Alors Kosky joue sur l’idée de duo, ou plutôt de dédoublement, faisant de chacune des artistes un personnage : Patricia Kopatchinskaja est une violoniste d’exception, naturellement toujours prête aux expériences de la limite et de toutes les limites, alors, chaque fragment, chaque intervention est l’occasion de positionner les deux l’une par rapport à l’autre, antagonistes, unies, en dialogue, en échange, en duo, se positionnant même quelquefois en ensemble traditionnel chanteur/soliste, puis rompant immédiatement notre accoutumance en un ballet jouant aussi de manière fulgurante avec les lumières de Urs Schönebaum qui sculpte l’une et l’autre, les deux, ou part de l’une et part de l’autre, l’une complétant l’autre, l’une sous la lumière et l’autre non, tête et bras, le tout se terminant par une sorte de moment de la voix laissée seule (Es blendete uns die Mondnacht). Le spectacle est fascinant et demanderait peut-être une plus longue concentration sur les textes par exemple Der wahre Weg, en hommage à Boulez, le plus long de tous les fragments), tout en apparaissant de-ci de-là un tantinet répétitif, comme si la gamme possible n’étaient pas infinie (toujours ce jeu tiré au maximum sur le fini et l’infini).
Il y a évidemment de la part de Barrie Kosky cette volonté de travailler sur le contraste d’un spectacle minimaliste qui puisse offrir le maximum d’effets, proposant au spectateur un cheminement vers une sorte d’infinitude de la méditation, à partir de ces expériences aux limites présentées ici dans un cadre relativement intime, avec un contact presque direct avec les artistes à portée de main.
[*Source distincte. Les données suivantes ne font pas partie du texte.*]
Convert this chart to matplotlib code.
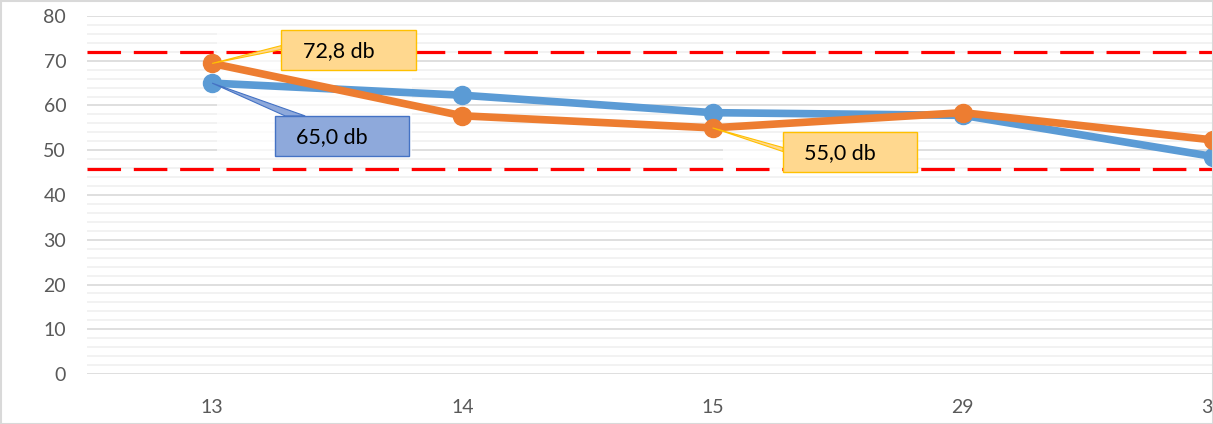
import matplotlib.pyplot as plt
from matplotlib.patches import Rectangle, Polygon

plt.rcParams["font.family"] = ["Lato", "DejaVu Sans"]

categories = ["13", "14", "15", "29", "30"]
blue_values = [65.0, 62.3, 58.4, 57.8, 48.6]
orange_values = [69.4, 57.7, 55.0, 58.4, 52.3]
upper_limit = 72.0
lower_limit = 45.9
callouts = [
    # text, series index, point index, fill, edge
    ("72,8 db", 1, 0, "#FFD88F", "#FFC000"),
    ("65,0 db", 0, 0, "#8EA9DB", "#4472C4"),
    ("55,0 db", 1, 2, "#FFD88F", "#FFC000"),
]
callout_centers = [(0.545, 72.5), (0.52, 53.2), (2.55, 49.7)]

W, H = 1213, 424
fig = plt.figure(figsize=(W / 100, H / 100), dpi=100)
ax = fig.add_axes([87 / W, (H - 374) / H, (W - 87) / W, 358 / H])

x = list(range(len(categories)))
ax.set_xlim(-0.5, 4.0)
ax.set_ylim(0, 80)

# gridlines
for v in range(0, 81, 2):
    if v % 10 == 0:
        ax.axhline(v, color="#D9D9D9", lw=1.2, zorder=1)
    else:
        ax.axhline(v, color="#F0F0F0", lw=1.2, zorder=0.9)

# faded areas behind the labels
px_x = 4.5 / 1125  # data units per pixel (x)
px_y = 80 / 358
ax.add_patch(Rectangle((0.02, 49.5), 0.78, 27.7, color="white", alpha=0.75, zorder=1.5, lw=0))
ax.add_patch(Rectangle((2.04, 45.0), 0.28, 5.2, color="white", alpha=0.75, zorder=1.5, lw=0))

for lim in (upper_limit, lower_limit):
    ax.axhline(lim, color="#FF0000", lw=2.3, dashes=(10.5, 4), zorder=2)

series = [blue_values, orange_values]
colors = ["#5B9BD5", "#ED7D31"]
for vals, c in zip(series, colors):
    ax.plot(x, vals, color=c, lw=5.5, marker="o", markersize=13, zorder=3,
            solid_joinstyle="round", clip_on=False)

bw, bh = 134 * px_x, 40 * px_y
for (txt, si, pi, fc, ec), (cx, cy) in zip(callouts, callout_centers):
    px, py = x[pi], series[si][pi]
    if cy < py and pi == 0:
        # wedge to box top
        tip = [(px, py), (cx - bw / 2 + 10 * px_x, cy + bh / 2), (cx - bw / 2 + 30 * px_x, cy + bh / 2)]
    else:
        tip = [(px, py), (cx - bw / 2, cy + 4 * px_y), (cx - bw / 2, cy)]
    ax.add_patch(Polygon(tip, closed=True, facecolor=fc, edgecolor=ec, lw=0.8, zorder=4))
    ax.add_patch(Rectangle((cx - bw / 2, cy - bh / 2), bw, bh, facecolor=fc,
                           edgecolor=ec, lw=1.0, zorder=5))
    ax.text(cx - 10 * px_x, cy - 1.5 * px_y, txt, ha="center", va="center", fontsize=15.5,
            color="black", zorder=6)

ax.set_xticks(x)
ax.set_xticklabels(categories)
ax.set_yticks(range(0, 81, 10))
ax.tick_params(axis="both", length=0, labelsize=14, labelcolor="#595959")
ax.tick_params(axis="x", pad=18)
ax.tick_params(axis="y", pad=15)
for s in ax.spines.values():
    s.set_visible(False)

fig.add_artist(Rectangle((0.5 / W, 0.5 / H), 1 - 1 / W, 1 - 1 / H, transform=fig.transFigure,
                         fill=False, edgecolor="#D9D9D9", lw=1.5))

fig.savefig("out.png", dpi=100)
Il y a aussi l’affirmation apparente de simplicité un spectacle aux éclairages particulièrement élaborés, sans lesquels il n’y a pas de mise en scène. Kosky orchestre en réalité un ensemble « de chambre » (solistes, éclairages, mise en espace, orchestre) au service d’un projet qui va au plus profond, par instants, par touches, quelquefois par coups de massue, alternant les effets pour produire une de ces soirées que seul un Festival peut offrir. Grand moment du Festival d’Aix, sans doute un des sommets de l’édition 2024.